At its most basic level, the strength of The Grid is its ability to create a mass, communal mind that can work very quickly and collaboratively to produce some kind of meaningful end. What's at risk, of course, is individuality. What is to gain is the survival of humanity.
Let's consider two cases, one where the Grid was used for evil ends, and one for good ends.
The first case has almost become a cliche, that being the horrible incidents of 9/11/2001. It continues to intrigue and boggle my mind that a relatively small group of terrorists was able to do something that no nation has been capable of doing: attack the United States on their home turf. And how was that group able to do that? They used The Grid. They used the internet, telephones, and any number of other technologies that allowed them to produce a collaborative effort that far extended any one individual's abilities. And frighteningly, they succeeded.
They will continue to succeed. The U.S. government's attempts to pursue individual terrorists, and to frisk innocent passengers en masse come no where near touching the apparatus that binds a breed of terrorist who really doesn't care about individual fame. Lone Christmas day bombers, or single men trying to light their shoes are decoys, designed to keep our attention away from a plot far greater than the attack on the Twin Towers that is no doubt being planned as I type, and is using the same technology to disseminate its messages. When or where the next true attack will occur, I really don't know. I am, after all, just a slowly aging diva with an overactive mind.
Efforts have been made to use this same networking power for positive ends, but they're not always as successful. Still, those efforts are kind of wonderful in their own ways, hinting at the power this technology can hold for us. Consider this: a few years ago, I heard the story of a missing computer scientist, a man named Jim Gray. He had taken his sailboat out onto the Pacific, and disappeared.
According to Wikipedia, Jim Gray "was an American computer scientist who received the Turing Award in 1998 "for seminal contributions to database and transaction processing research and technical leadership in system implementation." His colleagues decided to try to use the very technology he was so instrumental in developing to try to find him. They initiated a search of the waters he was believed to be lost in, via the very accessible and user-friendly Amazon Mechanical Turk. Again, I'll quote Wikipedia's definition of what the Mechanical Turk is: "one of the suites of Amazon Web Services, a crowdsourcing marketplace that enables computer programs to co-ordinate the use of human intelligence to perform tasks which computers are unable to do."
The keywords in this definition are "co-ordinate the use of human intelligence." Yes, therein lies the power of The Grid.
For a few weeks, anyone with a little extra time who was willing to subscribe to the Mechanical Turk could search a sector of the sea, presented through images captured via satellite, for anything that looked like an overturned boat or debris, or perhaps the actual boat itself. Detailed instructions were given on what to look for. I know, because I did a few myself, hoping that I might be the one to spot a sail, or an overturned hull, or some other little clue of what happened to the missing man.
No one found Jim Gray. But part of his legacy is that his final search attempted to utilize the combined strengths of multiple human minds in a way that his own research helped to make possible.

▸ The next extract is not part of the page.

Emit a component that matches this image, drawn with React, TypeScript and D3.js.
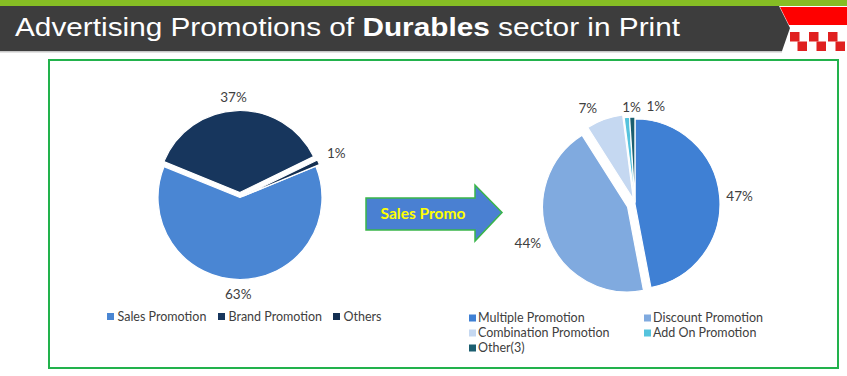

This story is both beautiful and absolutely misguided. I was fascinated by it, because it allowed me to become part of a project that was bigger than myself, and that, ultimately, had very little to do with me. However, it was designed, ultimately, to serve one man, and - if I remember correctly - there may have been a reward to the individual who found the spot where Jim met his fate. Lovely idea; however, this is not, in the end, how this tool should be used. The internet is not designed for the benefit of any one individual. It is the most perfectly democratic medium and technology. And in a perfect democracy, all men and women are created equal, and work together for the communal good.
And that is how the internet - The Grid - can be used positively.
If people with good intentions - intentions fueled by the true teachings of a man named Jesus - were to use this tool for humane ends, Jesus would come again, and he would come again as The Scholar - the communal mind of humankind.
But as of right now, it's true, the only efforts that have truly used the power of The Grid to successful ends are terrorists, misguided governments, and big business. And ultimately, they're all one in the same, and they are not, by any stretch of the imagination, anything like a Jesus. It is really up to us - and that includes those poor misguided individuals fumbling around, trying to light fires "off the grid" who fundamentally do have good intentions. Living off the grid must be done in ways that also maintain grid-based communal cooperation, especially if the true intent of the off-gridders is to maintain human life on the planet.